## Information provided

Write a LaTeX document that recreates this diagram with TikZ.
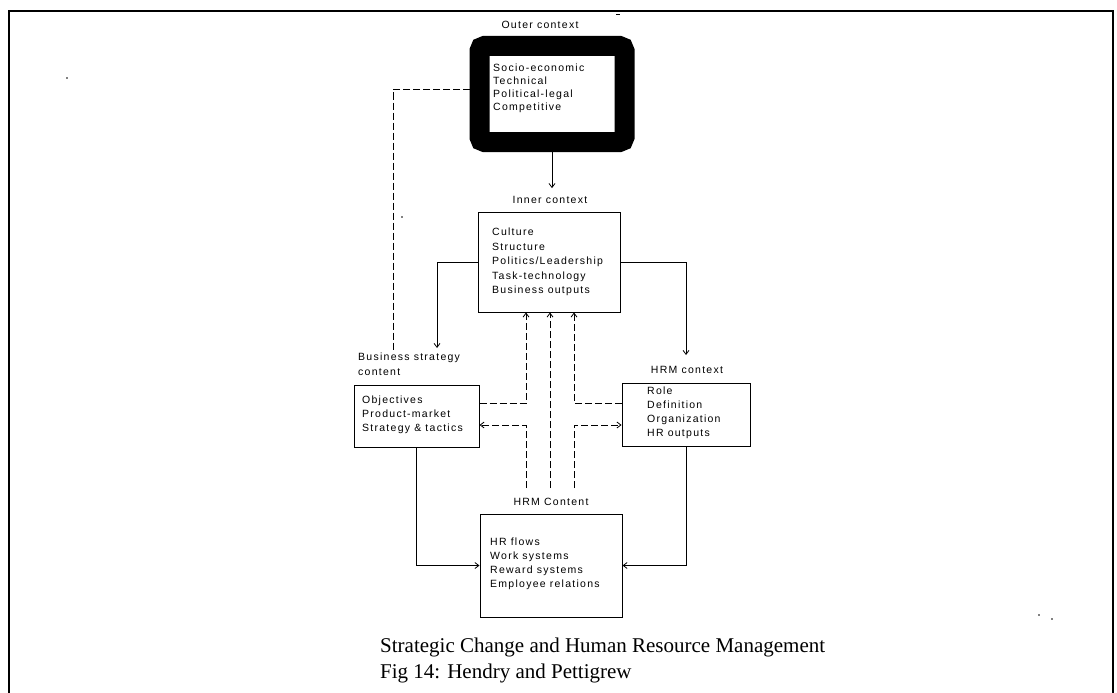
\documentclass[tikz,border=0pt]{standalone}
\usepackage{fontspec}
\setmainfont{Liberation Serif}
\newfontfamily\diagfont{Liberation Sans}[LetterSpace=12]
\usetikzlibrary{arrows.meta}
\begin{document}
\begin{tikzpicture}[x=1pt,y=-1pt,
  lbl/.style={font=\diagfont\fontsize{10.5}{14.5}\selectfont, inner sep=0pt},
  txt/.style={lbl, align=left, anchor=west},
  box/.style={draw, line width=1pt, inner sep=0pt},
  link/.style={line width=0.8pt, -{Straight Barb[length=4pt,width=6pt]}},
  dashlink/.style={link, dash pattern=on 7pt off 3pt},
  dashplain/.style={line width=0.8pt, dash pattern=on 7pt off 3pt},
  speck/.style={fill=black}
]
\useasboundingbox (0,0) rectangle (1117,693);
\fill[white] (0,0) rectangle (1117,693);

% page frame
\draw[line width=2.5pt] (9,705) -- (9,11) -- (1113,11) -- (1113,705);

% outer context: heavy inked frame
\node[lbl] (outerlab) at (540,25) {Outer context};
\node[draw, line width=20pt, rounded corners=5pt, minimum width=145pt,
      minimum height=96pt, inner sep=0pt] (outer) at (552,94) {};
\node[txt, font=\diagfont\fontsize{10.5}{13}\selectfont] (outertxt) at (493,88.5)
  {Socio-economic\\Technical\\Political-legal\\Competitive};

% inner context
\node[lbl] (innerlab) at (550,200) {Inner context};
\node[box, minimum width=142pt, minimum height=100pt] (inner) at (549,262) {};
\node[txt] (innertxt) at (492,262)
  {Culture\\Structure\\Politics/Leadership\\Task-technology\\Business outputs};

% business strategy content
\node[txt, font=\diagfont\fontsize{10.5}{15}\selectfont] (bslab) at (358,364.5)
  {Business strategy\\content};
\node[box, minimum width=125pt, minimum height=62pt] (bs) at (416.5,416) {};
\node[txt, font=\diagfont\fontsize{10.5}{14}\selectfont] (bstxt) at (362,415)
  {Objectives\\Product-market\\Strategy \& tactics};

% HRM context
\node[lbl] (hctxlab) at (687,370) {HRM context};
\node[box, minimum width=128pt, minimum height=63pt] (hctx) at (686,414.5) {};
\node[txt, font=\diagfont\fontsize{10.5}{14}\selectfont] (hctxtxt) at (647,413)
  {Role\\Definition\\Organization\\HR outputs};

% HRM content
\node[lbl] (hconlab) at (551,502) {HRM Content};
\node[box, minimum width=142pt, minimum height=103pt] (hcon) at (551,565.5) {};
\node[txt, font=\diagfont\fontsize{10.5}{14}\selectfont] (hcontxt) at (490,564)
  {HR flows\\Work systems\\Reward systems\\Employee relations};

% junction points
\coordinate (yd) at (0,89);
\coordinate (dashend) at (393,350);
\coordinate (bsin) at (437,348);
\coordinate (hctxin) at (686,355);
\coordinate (upY) at (0,403);
\coordinate (loY) at (0,425);
\coordinate (botY) at (0,488);
\coordinate (xa) at (526,0);
\coordinate (xb) at (550,0);
\coordinate (xc) at (574,0);

% solid links
\draw[link, shorten >=8pt] (outer.south) -- (outer.south |- innerlab.north);
\draw[link] (inner.west) -| (bsin);
\draw[link] (inner.east) -| (hctxin);
\draw[link] (bs.south) |- (hcon.west);
\draw[link] (hctx.south) |- (hcon.east);

% dashed links
\draw[dashplain] (outer.west |- yd) -| (dashend);
\draw[dashlink] (bs.east |- upY) -| (inner.south -| xa);
\draw[dashlink] (xa |- botY) |- (bs.east |- loY);
\draw[dashlink] (xb |- botY) -- (inner.south -| xb);
\draw[dashlink] (hctx.west |- upY) -| (inner.south -| xc);
\draw[dashlink] (xc |- botY) |- (hctx.west |- loY);

% caption
\node[anchor=west, align=left, inner sep=0pt, font=\fontsize{21}{26}\selectfont]
  (cap) at (380,660)
  {Strategic Change and Human Resource Management\\Fig 14: Hendry and Pettigrew};

% specks of ink
\fill[speck] (67,78) circle (0.9);
\fill[speck] (402,217) circle (0.9);
\fill[speck] (1039,615) circle (0.8);
\fill[speck] (1052,619) circle (0.8);
\fill[speck] (616,14.5) rectangle (620,15.5);
\end{tikzpicture}
\end{document}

## What needs to be done
Everything from the first line to the line with "(1113,11) -- (1113,705);" must be repeated exactly, and nothing else. Leave the pictures out.

## Answer for the task
Write a LaTeX document that recreates this diagram with TikZ.
\documentclass[tikz,border=0pt]{standalone}
\usepackage{fontspec}
\setmainfont{Liberation Serif}
\newfontfamily\diagfont{Liberation Sans}[LetterSpace=12]
\usetikzlibrary{arrows.meta}
\begin{document}
\begin{tikzpicture}[x=1pt,y=-1pt,
  lbl/.style={font=\diagfont\fontsize{10.5}{14.5}\selectfont, inner sep=0pt},
  txt/.style={lbl, align=left, anchor=west},
  box/.style={draw, line width=1pt, inner sep=0pt},
  link/.style={line width=0.8pt, -{Straight Barb[length=4pt,width=6pt]}},
  dashlink/.style={link, dash pattern=on 7pt off 3pt},
  dashplain/.style={line width=0.8pt, dash pattern=on 7pt off 3pt},
  speck/.style={fill=black}
]
\useasboundingbox (0,0) rectangle (1117,693);
\fill[white] (0,0) rectangle (1117,693);

% page frame
\draw[line width=2.5pt] (9,705) -- (9,11) -- (1113,11) -- (1113,705);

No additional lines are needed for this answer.